§ **AIM OF THE TASK**
Repeat the data word for word. Do not include the pictures.
((
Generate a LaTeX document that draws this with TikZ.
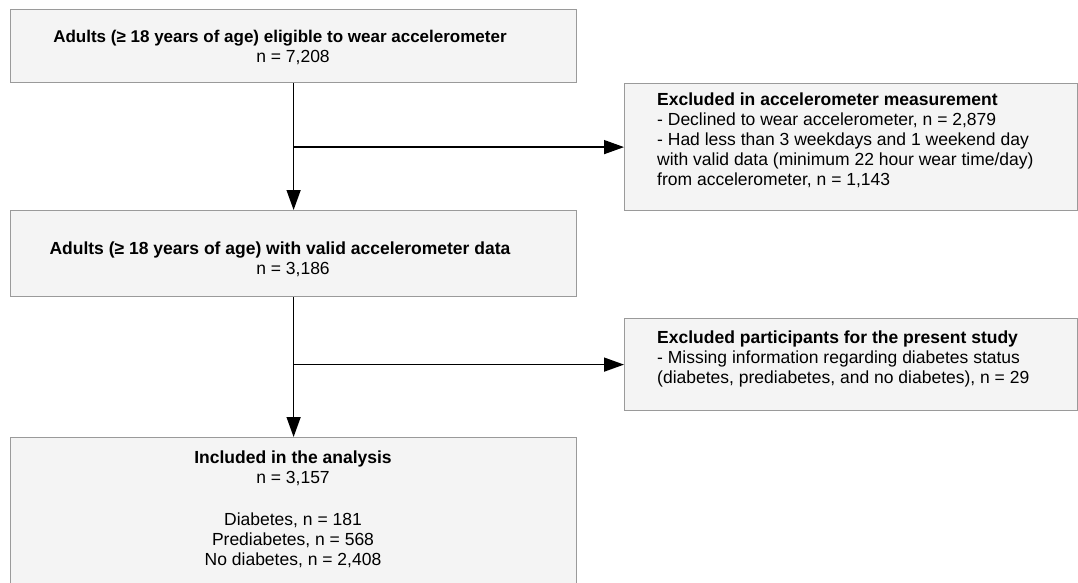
\documentclass[tikz,border=0pt]{standalone}
\usepackage{fontspec}
\setmainfont{Liberation Sans}
\usetikzlibrary{arrows.meta}
\definecolor{boxfill}{HTML}{F4F4F4}
\definecolor{boxline}{HTML}{9A9A9A}
\newcommand{\leftpad}{\rule{26pt}{0pt}}
\begin{document}
\begin{tikzpicture}[x=1pt,y=-1pt,
  box/.style={draw=boxline,fill=boxfill,line width=1.2pt,inner sep=0pt,anchor=north west},
  txt/.style={font=\fontsize{17.5}{20}\selectfont,inner sep=0pt},
  arr/.style={line width=1.5pt,-{Triangle[width=14pt,length=20pt]}},
  ln/.style={line width=1.5pt}]
\useasboundingbox (0,0) rectangle (1078,583);
\clip (0,0) rectangle (1078,583);
\node[box,minimum width=566pt,minimum height=73pt] (b1) at (10,9) {};
\node[txt,align=center] (t1) at (293,47) {{\fontsize{17}{20}\selectfont\textbf{Adults (≥ 18 years of age) eligible to wear accelerometer}}\leftpad\\n = 7,208};
\node[box,minimum width=453pt,minimum height=127pt] (r1) at (624,83) {};
\node[txt,align=left,anchor=north west] (tr1) at (657,93) {\textbf{Excluded in accelerometer measurement}\\- Declined to wear accelerometer, n = 2,879\\- Had less than 3 weekdays and 1 weekend day\\with valid data (minimum 22 hour wear time/day)\\from accelerometer, n = 1,143};
\node[box,minimum width=566pt,minimum height=86pt] (b2) at (10,210) {};
\node[txt,align=center] (t2) at (293,259) {\textbf{Adults (≥ 18 years of age) with valid accelerometer data}\leftpad\\n = 3,186};
\node[box,minimum width=453pt,minimum height=92pt] (r2) at (624,318) {};
\node[txt,align=left,anchor=north west] (tr2) at (657,331) {\textbf{Excluded participants for the present study}\\- Missing information regarding diabetes status\\(diabetes, prediabetes, and no diabetes), n = 29};
\node[box,minimum width=566pt,minimum height=160pt] (b3) at (10,437) {};
\node[txt,align=center,anchor=north] (t3) at (293,451) {\textbf{Included in the analysis}\\n = 3,157\\[22pt]Diabetes, n = 181\\Prediabetes, n = 568\\No diabetes, n = 2,408};
\draw[arr] (b1.south) -- (b2.north);
\draw[arr] (b1.south |- r1.west) -- (r1.west);
\draw[arr] (b2.south) -- (b3.north);
\draw[arr] (b2.south |- r2.west) -- (r2.west);
\end{tikzpicture}
\end{document}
))
§ **WRITTEN ANSWER**
Generate a LaTeX document that draws this with TikZ.
\documentclass[tikz,border=0pt]{standalone}
\usepackage{fontspec}
\setmainfont{Liberation Sans}
\usetikzlibrary{arrows.meta}
\definecolor{boxfill}{HTML}{F4F4F4}
\definecolor{boxline}{HTML}{9A9A9A}
\newcommand{\leftpad}{\rule{26pt}{0pt}}
\begin{document}
\begin{tikzpicture}[x=1pt,y=-1pt,
  box/.style={draw=boxline,fill=boxfill,line width=1.2pt,inner sep=0pt,anchor=north west},
  txt/.style={font=\fontsize{17.5}{20}\selectfont,inner sep=0pt},
  arr/.style={line width=1.5pt,-{Triangle[width=14pt,length=20pt]}},
  ln/.style={line width=1.5pt}]
\useasboundingbox (0,0) rectangle (1078,583);
\clip (0,0) rectangle (1078,583);
\node[box,minimum width=566pt,minimum height=73pt] (b1) at (10,9) {};
\node[txt,align=center] (t1) at (293,47) {{\fontsize{17}{20}\selectfont\textbf{Adults (≥ 18 years of age) eligible to wear accelerometer}}\leftpad\\n = 7,208};
\node[box,minimum width=453pt,minimum height=127pt] (r1) at (624,83) {};
\node[txt,align=left,anchor=north west] (tr1) at (657,93) {\textbf{Excluded in accelerometer measurement}\\- Declined to wear accelerometer, n = 2,879\\- Had less than 3 weekdays and 1 weekend day\\with valid data (minimum 22 hour wear time/day)\\from accelerometer, n = 1,143};
\node[box,minimum width=566pt,minimum height=86pt] (b2) at (10,210) {};
\node[txt,align=center] (t2) at (293,259) {\textbf{Adults (≥ 18 years of age) with valid accelerometer data}\leftpad\\n = 3,186};
\node[box,minimum width=453pt,minimum height=92pt] (r2) at (624,318) {};
\node[txt,align=left,anchor=north west] (tr2) at (657,331) {\textbf{Excluded participants for the present study}\\- Missing information regarding diabetes status\\(diabetes, prediabetes, and no diabetes), n = 29};
\node[box,minimum width=566pt,minimum height=160pt] (b3) at (10,437) {};
\node[txt,align=center,anchor=north] (t3) at (293,451) {\textbf{Included in the analysis}\\n = 3,157\\[22pt]Diabetes, n = 181\\Prediabetes, n = 568\\No diabetes, n = 2,408};
\draw[arr] (b1.south) -- (b2.north);
\draw[arr] (b1.south |- r1.west) -- (r1.west);
\draw[arr] (b2.south) -- (b3.north);
\draw[arr] (b2.south |- r2.west) -- (r2.west);
\end{tikzpicture}
\end{document}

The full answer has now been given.